September 19, 2003 by

requi(t)em

5 comments

Categories: General

last evening i went out to do my laundry in the garage only to discover a dead lizard on the floor. i was immediately struck by the obvious creulty to this poor deceased reptile being left to lie ignonimously on the cold ground. resolving to do something about it, i put my clothes in the washer and promptly forgot.

several hours later while going out to transfer the 2nd load to the dryer, i remembered the lizard. upon opening the door to the garage i startled a raccoon at the water bowl. closer inspection revealed the lizard in the water bowl. his neck was folded down upon his stomach as though someone were using him to wrap a very small present secreted in his adam’s apple. this, it occurred to me, was even worse than the previous situation in which i had done nothing.

unfortunately i got distracted by the adorable pointy chin of fuck-face as i hand fed him kitty treats (defying all logic–flavored chicken & cheese in the shape of a mouse.)

it’s now much later that i remember the lizard at all. and at this point–what is the point? karmically speaking i’ve probably already regressed into the negative for my consistant avoidal of the (disgusting) situation. most likely the lizard will get to come back as a bird or something, whereas i will be lucky to attain lizard status myself.

5 Responses to requi(t)em

  1. John

    Michele, as far as the lizard goes, you’ve done nothing wrong. Throwing it in the garbage to be buried in a landfill, never to decompose, would have been much worse than leaving the tasty little treat out for a raccoon to eat. Think about it, by doing nothing, you’ve helped another animal find a meal and survive another day. Remember, raccoons like to rinse thier food in water before eating, which explains the unlikely location of the lizard. By doing nothing you do so much for those creatures around you, remember that the next time vultures pick at your eyes…

  2. kati

    … So is one of your cats named fuck-face?

    It sounded at bit like you were hand-feeding kitty treats to a raccoon, which I must point out puts you at a heightened risk for Rabies.

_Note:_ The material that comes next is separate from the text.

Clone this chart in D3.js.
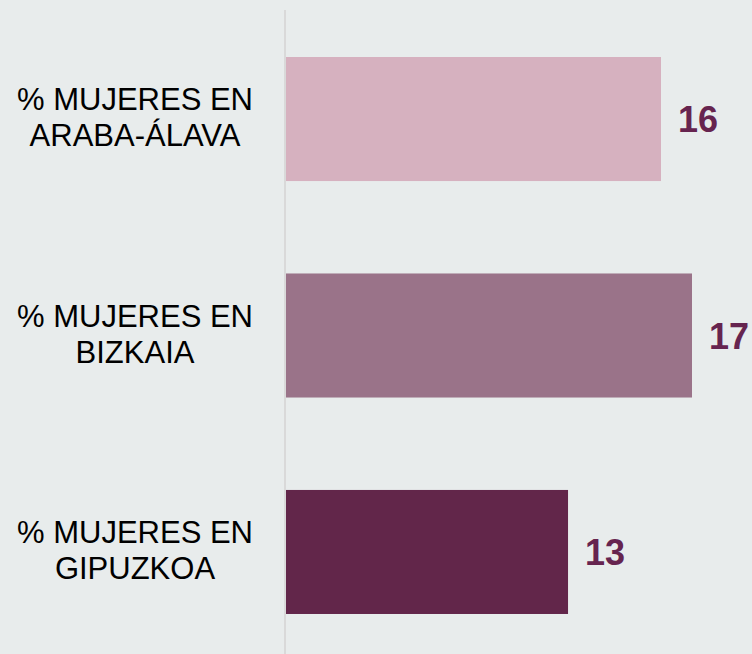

    Then I thought, maybe fuck-face is the cat. (I had experienced similar confusion with your previous ‘coon story in which a cat called Fats Waller, I believe, was mentioned).

  3. michele

    fuck-face is a cat. his name is fuk-o. well, actually it’s garfunkel. his brother’s name is simon. well except for how it’s sammy now because we already had another simeon living here. and fuk-o, i just call fuck-face because he is so cute. and also such a pissing fucker.